Capital gains tax is calculated on your profit from selling an asset: Capital Gain = Sale Price − Purchase Price (cost basis). Assets held over one year qualify for long-term rates of 0%, 15%, or 20% depending on your income; assets held one year or less are taxed at ordinary income rates (10%–37%). For example, selling stock for $15,000 that you bought for $10,000 after holding 14 months yields a $5,000 long-term gain — taxed at 15% for most middle-income filers, resulting in $750 owed.
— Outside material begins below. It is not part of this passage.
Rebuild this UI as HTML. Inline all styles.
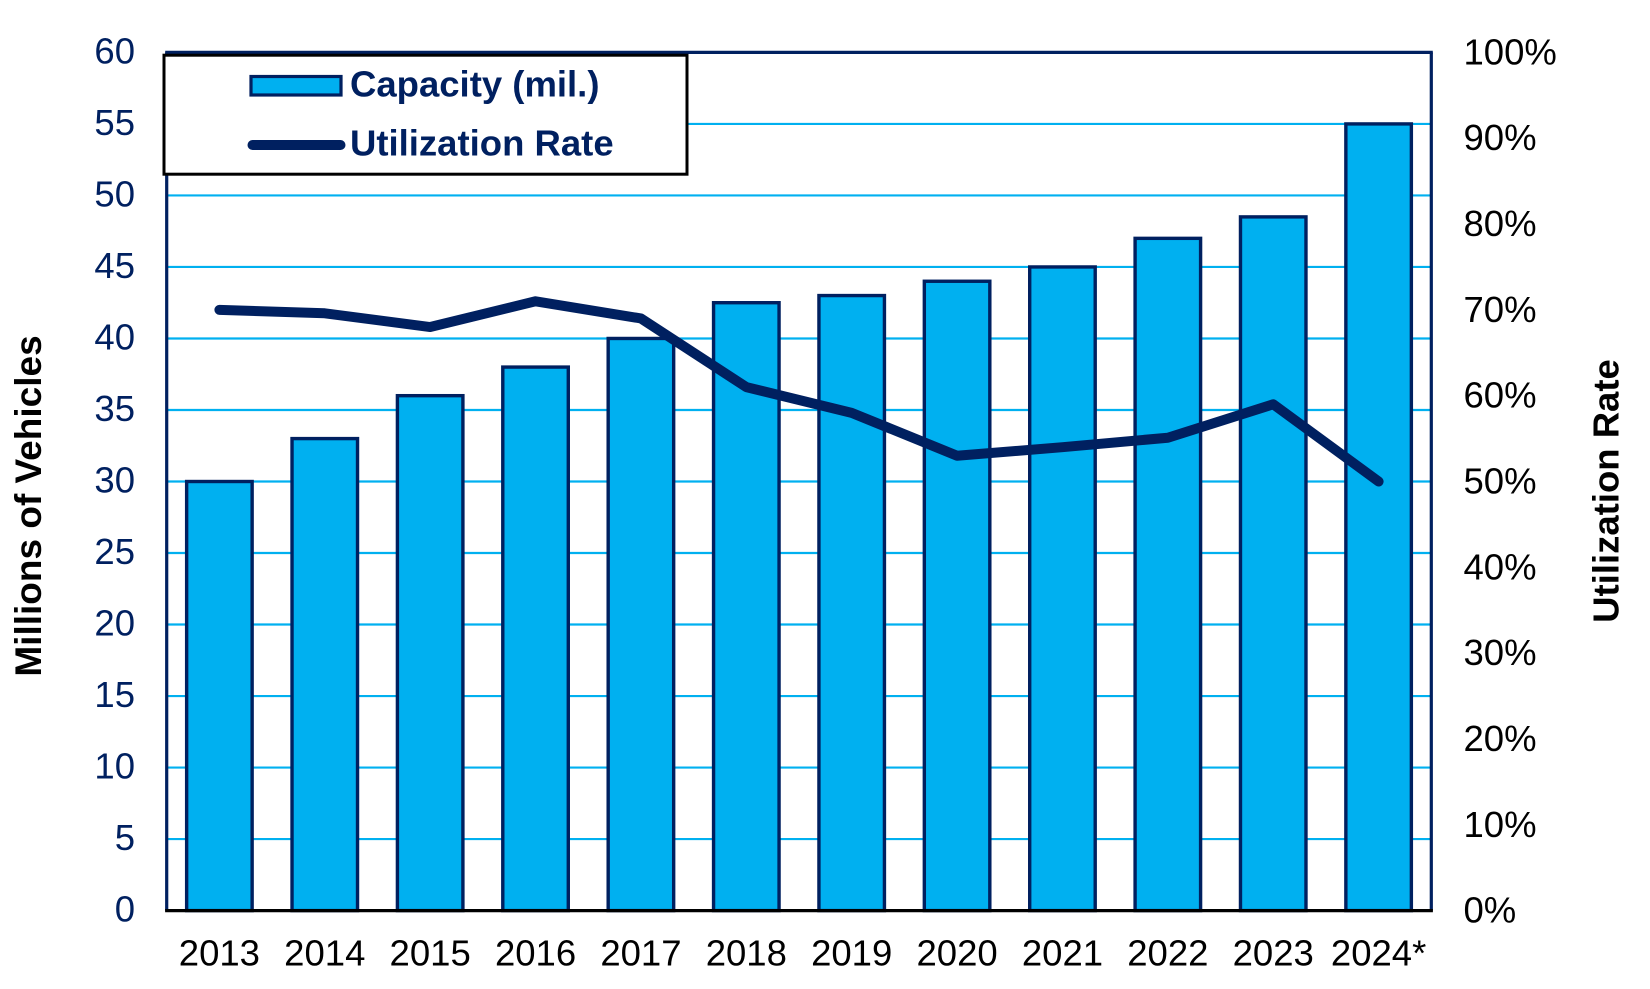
<!DOCTYPE html>
<html lang="en">
<head>
<meta charset="utf-8">
<title>Vehicle Capacity and Utilization Rate</title>
<style>
  html, body { margin: 0; padding: 0; background: #ffffff; }
  body { width: 1650px; height: 989px; overflow: hidden; }
  svg { display: block; font-family: "Liberation Sans", Arial, sans-serif; }
</style>
</head>
<body>
<svg id="chart" xmlns="http://www.w3.org/2000/svg" width="1650" height="989" viewBox="0 0 1650 989"></svg>
<script>
const categories = ['2013','2014','2015','2016','2017','2018','2019','2020','2021','2022','2023','2024*'];
const capacityValues = [30, 33, 36, 38, 40, 42.5, 43, 44, 45, 47, 48.5, 55];
const utilizationValues = [70, 69.6, 68, 71, 69, 61, 58, 53, 54, 55.1, 59, 50];
const leftTickValues = [0, 5, 10, 15, 20, 25, 30, 35, 40, 45, 50, 55, 60];
const rightTickValues = [0, 10, 20, 30, 40, 50, 60, 70, 80, 90, 100];

const NS = 'http://www.w3.org/2000/svg';
const NAVY = '#002060';
const CYAN = '#00B0F0';
const FONT = 36.5;
const plotLeft = 166.7, plotRight = 1431.3, plotTop = 52.4, plotBottom = 910.6;
const leftMax = 60, rightMax = 100;
const barWidth = 65.5;
const svg = document.getElementById('chart');

function xCenter(i) { return plotLeft + (i + 0.5) * (plotRight - plotLeft) / categories.length; }
function yLeft(v) { return plotBottom - (v / leftMax) * (plotBottom - plotTop); }
function yRight(v) { return plotBottom - (v / rightMax) * (plotBottom - plotTop); }

function make(tag, props, text) {
  const el = document.createElementNS(NS, tag);
  for (const k in props) el.setAttribute(k, props[k]);
  if (text !== undefined) el.textContent = text;
  svg.appendChild(el);
  return el;
}

// Gridlines
leftTickValues.forEach(function (v) {
  if (v === 0 || v === leftMax) return;
  const grid = make('line', { x1: plotLeft, x2: plotRight, y1: yLeft(v), y2: yLeft(v), stroke: CYAN, 'stroke-width': 2.2 });
  
  
});

// Bars
capacityValues.forEach(function (v, i) {
  const bar = make('rect', {
    x: xCenter(i) - barWidth / 2, y: yLeft(v), width: barWidth, height: plotBottom - yLeft(v),
    fill: CYAN, stroke: NAVY, 'stroke-width': 3.4
  });
  
  
});

// Plot border
const topAxis = make('line', { x1: plotLeft - 1.5, x2: plotRight + 1.5, y1: plotTop, y2: plotTop, stroke: NAVY, 'stroke-width': 3.2 });


const leftAxis = make('line', { x1: plotLeft, x2: plotLeft, y1: plotTop, y2: plotBottom, stroke: NAVY, 'stroke-width': 3.2 });


const rightAxis = make('line', { x1: plotRight, x2: plotRight, y1: plotTop, y2: plotBottom, stroke: NAVY, 'stroke-width': 3.2 });


const bottomAxis = make('line', { x1: plotLeft - 1.6, x2: plotRight + 1.6, y1: plotBottom, y2: plotBottom, stroke: '#000000', 'stroke-width': 3.2 });



// Utilization line
const linePoints = utilizationValues.map(function (v, i) { return xCenter(i) + ',' + yRight(v); }).join(' ');
const rateLine = make('polyline', {
  points: linePoints, fill: 'none', stroke: NAVY, 'stroke-width': 10,
  'stroke-linecap': 'round', 'stroke-linejoin': 'round'
});



// Left tick labels
leftTickValues.forEach(function (v) {
  const t = make('text', { x: 135, y: yLeft(v) + 11, 'text-anchor': 'end', 'font-size': FONT, fill: NAVY }, String(v));
  
  
});

// Right tick labels
rightTickValues.forEach(function (v) {
  const t = make('text', { x: 1463.5, y: yRight(v) + 12, 'text-anchor': 'start', 'font-size': FONT, fill: '#000000' }, v + '%');
  
  
});

// Category labels
categories.forEach(function (c, i) {
  const t = make('text', { x: xCenter(i), y: 965.5, 'text-anchor': 'middle', 'font-size': FONT, fill: '#000000' }, c);
  
  
});

// Axis titles
const yTitle = make('text', { transform: 'translate(41 506) rotate(-90)', 'text-anchor': 'middle', 'font-size': 37, 'font-weight': 'bold', fill: '#000000' }, 'Millions of Vehicles');


const y2Title = make('text', { transform: 'translate(1618.3 491) rotate(-90)', 'text-anchor': 'middle', 'font-size': FONT, 'font-weight': 'bold', fill: '#000000' }, 'Utilization Rate');



// Legend
const legendBox = make('rect', { x: 164, y: 55.2, width: 523, height: 119, fill: '#ffffff', stroke: '#000000', 'stroke-width': 3 });


const legendSwatch = make('rect', { x: 251, y: 76.5, width: 90, height: 18.5, fill: CYAN, stroke: NAVY, 'stroke-width': 3.2 });


const legendCapacity = make('text', { x: 350, y: 96.7, 'font-size': FONT, 'font-weight': 'bold', fill: NAVY }, 'Capacity (mil.)');


const legendLine = make('line', { x1: 252.5, x2: 340.5, y1: 145, y2: 145, stroke: NAVY, 'stroke-width': 10, 'stroke-linecap': 'round' });


const legendRate = make('text', { x: 350, y: 155.7, 'font-size': FONT, 'font-weight': 'bold', fill: NAVY }, 'Utilization Rate');


</script>
</body>
</html>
Capital gains taxes are the tax you pay on profit from selling assets — stocks, bonds, real estate, collectibles, or any other appreciated property. The rate you pay depends primarily on how long you held the asset and your total taxable income, and the difference between getting this right and getting it wrong can easily be $5,000 to $50,000 on a single transaction. Understanding the holding period rules, the rate schedules, how gains stack on top of your ordinary income, and the additional Medicare tax for high earners lets you make informed decisions about timing, selling strategies, and tax planning rather than discovering the bill after the fact.
Real Estate Capital Gains: The Primary Residence Exclusion
Homeowners who have owned and used their home as their primary residence for at least 2 of the last 5 years before sale can exclude up to $250,000 in capital gains ($500,000 for married filing jointly) from taxable income. This exclusion is available once every two years.
A couple who bought their home in 2015 for $380,000 and sells in 2024 for $820,000: gain = $440,000. With $500,000 married exclusion: taxable gain = $440,000 - $500,000 = $0. No capital gains tax owed. But if the gain had been $650,000: taxable gain = $650,000 - $500,000 = $150,000, taxed at the applicable long-term rate. Improvements made to the home (documented with receipts) increase the cost basis, reducing the taxable gain. A $20,000 kitchen renovation adds to basis, reducing taxable gain dollar-for-dollar.